Every recruitment cycle, Panhellenic councils across the country put out some version of the same talking points - find your people, look for shared values, don't just pick the house with the best house tour. And every cycle, a significant chunk of PNMs ignore all of it and chase status. Then half of them end up miserable by spring semester. I've watched this happen enough times that I've stopped being surprised. But I've also watched values-based recruitment done right, and the difference is not subtle.
I spent two years on Panhellenic council - one as a delegate, one as VP of Recruitment - and the thing that took me longest to figure out was that the recruitment rules we agonized over weren't really about fairness between chapters. They were about forcing a slower, more honest process. Not every council gets that right. Plenty of them write policies that look good on paper and crumble the second a top-tier chapter decides the rules don't apply to them. But the intent behind values-based recruitment is sound, and I'm tired of people treating it like a feel-good buzzword that means nothing in practice.
What Values-Based Recruitment Actually Requires
Here's the thing - it's not just about asking PNMs what they're passionate about during a twenty-minute conversation room rotation. That's the surface version. Real values-based recruitment requires chapters to do the harder internal work first. What does your chapter actually stand for right now, not five years ago when your founding members were around? What kind of member genuinely thrives in your environment? Most chapters haven't answered those questions honestly in years.
I sat through enough chapter development workshops to know that when you ask an active member to describe her chapter's values, she usually recites the national organization's mission statement. Ask her to describe the culture and you get something completely different. That gap is where recruitment goes wrong. Pi Beta Phi's national values aren't the same as what your specific Pi Beta Phi chapter is living out daily on your campus. And a PNM deserves to know the difference.
The councils that do this well - and some genuinely do - they make chapters audit themselves before recruitment even opens. They require chapters to identify specific programming they've run that connects to stated values. Not philanthropy totals. Actual programs. It's a pain to enforce and chapters push back every single time, but it produces better conversations during recruitment rounds, and it produces better member selections.
The Argument Against It Is Mostly About Control
The pushback I hear from chapters is almost always one of two things. Either they say values-based recruitment is too vague to mean anything, or they say it slows down their ability to identify their top picks early. Both of those objections are telling.
The vagueness complaint is sometimes legitimate - councils do a bad job defining what they actually want chapters to assess. But more often it's a complaint from chapters that have been operating on vibes and social fit for so long that any structured criteria feels like an imposition. Sigma Alpha Epsilon chapters don't like being told to explain their value alignment any more than Delta Delta Delta chapters do. Nobody likes the new rubric.

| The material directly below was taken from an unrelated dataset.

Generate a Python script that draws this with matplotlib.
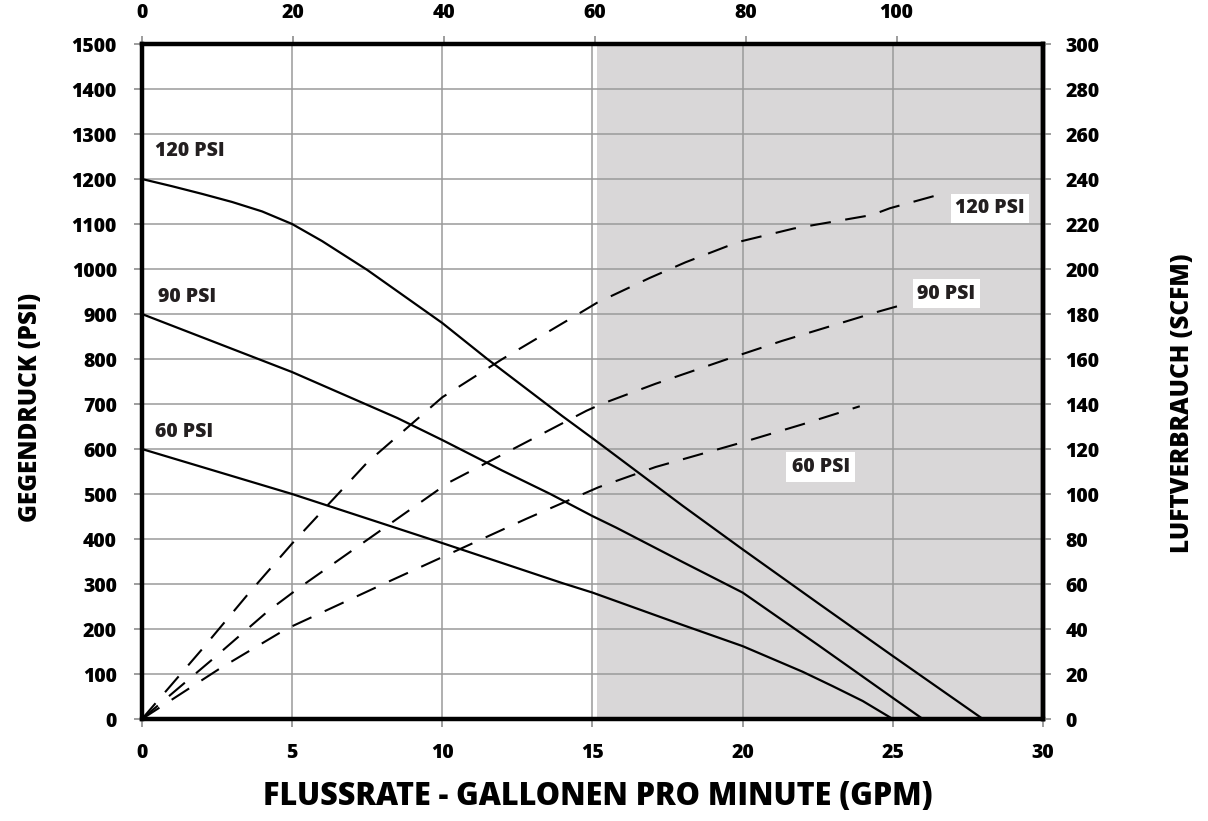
import matplotlib
matplotlib.use("Agg")
import matplotlib.pyplot as plt

plt.rcParams["font.family"] = ["Open Sans", "DejaVu Sans"]
plt.rcParams["font.weight"] = "heavy"

# Gegendruck (PSI) über Durchfluss (GPM), je Luftdruck
GPM_120 = [0, 1, 2, 3, 4, 5, 6, 7.5, 10, 11.5, 14, 15, 18, 20, 22.5, 25, 28]
PSI_120 = [1200, 1184, 1167, 1149, 1128, 1100, 1062, 998, 880, 800, 673, 624, 474, 377, 258, 140, 0]
GPM_90 = [0, 5, 8.5, 10, 12, 13.6, 15, 15.8, 18, 20, 22.5, 25, 26]
PSI_90 = [900, 771, 669, 620, 552, 500, 451, 425, 349, 281, 165, 47, 0]
GPM_60 = [0, 5, 10, 14, 15, 18, 20, 22, 23, 24, 25]
PSI_60 = [600, 500, 391, 302, 281, 209, 162, 105, 73, 40, 0]

# Luftverbrauch (SCFM) über Durchfluss (GPM)
AIR_GPM_120 = [0, 2, 3.5, 5, 7.5, 10, 12, 14.65, 15.15, 16.9, 18.1, 19.85, 21.7, 24.3, 24.9, 26.8]
AIR_SCFM_120 = [0, 31, 55, 78, 114, 143, 160, 181, 185, 196, 203, 212, 218, 224, 227, 234]
AIR_GPM_90 = [0, 2.3, 4.2, 5.2, 10.2, 14.8, 15.3, 17.1, 19.5, 21.3, 24.5, 25.3]
AIR_SCFM_90 = [0, 26, 48, 58, 105, 137, 140, 149, 160, 168, 181, 184]
AIR_GPM_60 = [0, 2.6, 4.8, 8.2, 10.5, 12.8, 15.2, 17.1, 20, 22, 23.9]
AIR_SCFM_60 = [0, 22.5, 40, 61, 75, 89, 103, 112, 123, 131, 139]

X_TICKS = list(range(0, 31, 5))
Y_TICKS = list(range(0, 1501, 100))
TOP_TICKS = list(range(0, 101, 20))
RIGHT_TICKS = list(range(0, 301, 20))
SHADE_START = 15.15
TOP_PER_GPM = 3.98

TXT = "#231f20"
GRID = "#9a9a9a"
SHADE = "#d9d7d8"
TICK_COL = "#8c8c8c"
TICK_KW = dict(direction="out", length=6, width=1.2, color=TICK_COL,
               labelsize=14, labelcolor="black")

fig = plt.figure(figsize=(12.08, 8.21), dpi=100)
ax = fig.add_axes([0.1175, 0.1242, 0.7459, 0.8222])
ax.set_xlim(0, 30)
ax.set_ylim(0, 1500)
ax.set_xticks(X_TICKS)
ax.set_yticks(Y_TICKS)
ax.set_axisbelow(True)
ax.grid(color=GRID, lw=1.1)
ax.axvspan(SHADE_START, 30, color=SHADE, lw=0, zorder=0.3)
ax.tick_params(**TICK_KW)
ax.tick_params(axis="x", pad=11)
ax.tick_params(axis="y", pad=12)
for sp in ax.spines.values():
    sp.set_linewidth(3.2)
    sp.set_color("black")

# Kennlinien Gegendruck (durchgezogen)
for g, p in [(GPM_120, PSI_120), (GPM_90, PSI_90), (GPM_60, PSI_60)]:
    ax.plot(g, p, color="black", lw=1.6, zorder=3)

ax.text(0.45, 1262, "120 PSI", fontsize=14, color=TXT, va="center")
ax.text(0.55, 938, "90 PSI", fontsize=14, color=TXT, va="center")
ax.text(0.45, 638, "60 PSI", fontsize=14, color=TXT, va="center")

# rechte Achse: Luftverbrauch
ax2 = ax.twinx()
ax2.set_ylim(0, 300)
ax2.set_yticks(RIGHT_TICKS)
ax2.tick_params(pad=10, **TICK_KW)
for name, sp in ax2.spines.items():
    sp.set_visible(name == "right")
ax2.spines["right"].set_linewidth(3.2)

for g, s in [(AIR_GPM_120, AIR_SCFM_120), (AIR_GPM_90, AIR_SCFM_90), (AIR_GPM_60, AIR_SCFM_60)]:
    ax2.plot(g, s, color="black", lw=1.5, dashes=(10, 7), zorder=3)

box = dict(boxstyle="square,pad=0.22", fc="white", ec="none")
ax2.text(28.24, 227, "120 PSI", fontsize=14, color=TXT, ha="center", va="center", bbox=box)
ax2.text(26.78, 189, "90 PSI", fontsize=14, color=TXT, ha="center", va="center", bbox=box)
ax2.text(22.6, 112, "60 PSI", fontsize=14, color=TXT, ha="center", va="center",
         bbox=dict(boxstyle="square,pad=0.28", fc="white", ec="none"))

# obere Achse
top = ax.secondary_xaxis("top", functions=(lambda g: g * TOP_PER_GPM, lambda v: v / TOP_PER_GPM))
top.set_xticks(TOP_TICKS)
top.tick_params(pad=9, **TICK_KW)
top.spines["top"].set_visible(False)

fig.text(0.495, 0.029, "FLUSSRATE - GALLONEN PRO MINUTE (GPM)", fontsize=22,
         ha="center", va="center", color="black")
fig.text(0.025, 0.504, "GEGENDRUCK (PSI)", fontsize=17.5, rotation=90,
         ha="center", va="center", color="black")
fig.text(0.979, 0.509, "LUFTVERBRAUCH (SCFM)", fontsize=17.5, rotation=90,
         ha="center", va="center", color="black")

fig.savefig("out.png", dpi=100)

The second complaint, about speed, is the more honest one. Chapters want to lock down their top PNMs early and they don't like anything that delays that. But that pressure to identify favorites fast is exactly what values-based recruitment is trying to interrupt. When you're rushing through twenty PNMs in an afternoon trying to flag your bids, you're not assessing values. You're assessing first impressions. And first impressions in recruitment are heavily filtered through class, appearance, and social connection - whether chapters admit that or not.
Slowing the process down isn't a bug. It's the point.
Where It Actually Breaks Down
Honestly, the biggest failure mode isn't chapters ignoring the framework. It's councils that adopt values-based recruitment language without enforcing it at all. They publish the guidelines, run one training session, and then let chapters do whatever they want during Preference round. That's not a values-based process. That's performance.
I dealt with this directly during my VP year. We had a chapter - not gonna name names - that was explicitly coaching PNMs during informal recruitment on what to say during formal rounds. That's a recruitment infraction in most councils. It undermines the whole thing because now you're not hearing genuine alignment, you're hearing a script a member whispered to someone at a coffee chat. We wrote up the chapter. They appealed. It dragged out for weeks. The chapter kept the bids.
That outcome is demoralizing. I won't pretend otherwise. But the answer isn't to abandon the framework - it's to build councils with actual enforcement authority and the stomach to use it. Most Panhellenic councils are run by students who are also members of the chapters they're supposed to be regulating. The conflict of interest is structural. Fixing that is a longer conversation, but it has to be part of any serious commitment to values-based recruitment.
Kappa Kappa Gamma and Alpha Chi Omega chapters at larger schools sometimes have full-time recruitment advisors who've gone through specialized training. That infrastructure matters. A council delegate who's also actively going through her own chapter's recruitment has divided attention at best and a real conflict at worst.
Look, no recruitment system is clean. Every version of this process has failure points and every council has dealt with chapters that game whatever rules exist. But values-based recruitment - when it's actually implemented with specificity and enforced consistently - produces members who stay, members who contribute, and chapters that are less likely to implode by junior year. The data on retention in chapters with structured values assessment backs this up, even if individual councils rarely bother to track it.
The chapters that resist it the hardest are usually the ones with the most to lose from honest self-examination. That tells you something.